| Data block |
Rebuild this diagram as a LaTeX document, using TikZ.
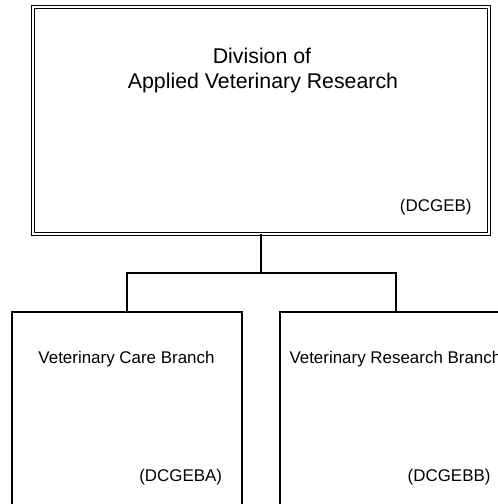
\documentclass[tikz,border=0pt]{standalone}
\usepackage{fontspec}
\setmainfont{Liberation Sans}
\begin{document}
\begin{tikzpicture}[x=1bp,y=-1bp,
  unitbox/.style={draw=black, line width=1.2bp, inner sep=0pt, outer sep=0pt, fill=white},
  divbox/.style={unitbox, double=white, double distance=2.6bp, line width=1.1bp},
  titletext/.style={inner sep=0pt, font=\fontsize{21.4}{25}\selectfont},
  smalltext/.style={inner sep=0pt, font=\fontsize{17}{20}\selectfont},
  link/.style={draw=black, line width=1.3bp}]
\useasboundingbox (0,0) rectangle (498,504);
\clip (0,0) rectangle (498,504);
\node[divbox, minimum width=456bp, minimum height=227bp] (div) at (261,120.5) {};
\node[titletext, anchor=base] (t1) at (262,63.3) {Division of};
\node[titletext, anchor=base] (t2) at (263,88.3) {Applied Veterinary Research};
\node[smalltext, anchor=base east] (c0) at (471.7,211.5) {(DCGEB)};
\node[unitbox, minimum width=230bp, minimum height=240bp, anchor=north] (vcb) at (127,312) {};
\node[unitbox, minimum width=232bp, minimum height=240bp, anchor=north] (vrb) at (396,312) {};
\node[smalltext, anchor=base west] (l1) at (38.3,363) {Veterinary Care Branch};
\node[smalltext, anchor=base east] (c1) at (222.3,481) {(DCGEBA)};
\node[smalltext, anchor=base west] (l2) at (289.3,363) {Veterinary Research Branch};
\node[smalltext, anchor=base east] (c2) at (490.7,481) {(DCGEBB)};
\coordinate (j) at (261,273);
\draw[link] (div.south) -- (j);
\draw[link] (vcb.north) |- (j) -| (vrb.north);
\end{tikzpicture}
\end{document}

| Given instruction |
In this exercise, set down all of the data exactly, without the pictures.

| Full answer |
Rebuild this diagram as a LaTeX document, using TikZ.
\documentclass[tikz,border=0pt]{standalone}
\usepackage{fontspec}
\setmainfont{Liberation Sans}
\begin{document}
\begin{tikzpicture}[x=1bp,y=-1bp,
  unitbox/.style={draw=black, line width=1.2bp, inner sep=0pt, outer sep=0pt, fill=white},
  divbox/.style={unitbox, double=white, double distance=2.6bp, line width=1.1bp},
  titletext/.style={inner sep=0pt, font=\fontsize{21.4}{25}\selectfont},
  smalltext/.style={inner sep=0pt, font=\fontsize{17}{20}\selectfont},
  link/.style={draw=black, line width=1.3bp}]
\useasboundingbox (0,0) rectangle (498,504);
\clip (0,0) rectangle (498,504);
\node[divbox, minimum width=456bp, minimum height=227bp] (div) at (261,120.5) {};
\node[titletext, anchor=base] (t1) at (262,63.3) {Division of};
\node[titletext, anchor=base] (t2) at (263,88.3) {Applied Veterinary Research};
\node[smalltext, anchor=base east] (c0) at (471.7,211.5) {(DCGEB)};
\node[unitbox, minimum width=230bp, minimum height=240bp, anchor=north] (vcb) at (127,312) {};
\node[unitbox, minimum width=232bp, minimum height=240bp, anchor=north] (vrb) at (396,312) {};
\node[smalltext, anchor=base west] (l1) at (38.3,363) {Veterinary Care Branch};
\node[smalltext, anchor=base east] (c1) at (222.3,481) {(DCGEBA)};
\node[smalltext, anchor=base west] (l2) at (289.3,363) {Veterinary Research Branch};
\node[smalltext, anchor=base east] (c2) at (490.7,481) {(DCGEBB)};
\coordinate (j) at (261,273);
\draw[link] (div.south) -- (j);
\draw[link] (vcb.north) |- (j) -| (vrb.north);
\end{tikzpicture}
\end{document}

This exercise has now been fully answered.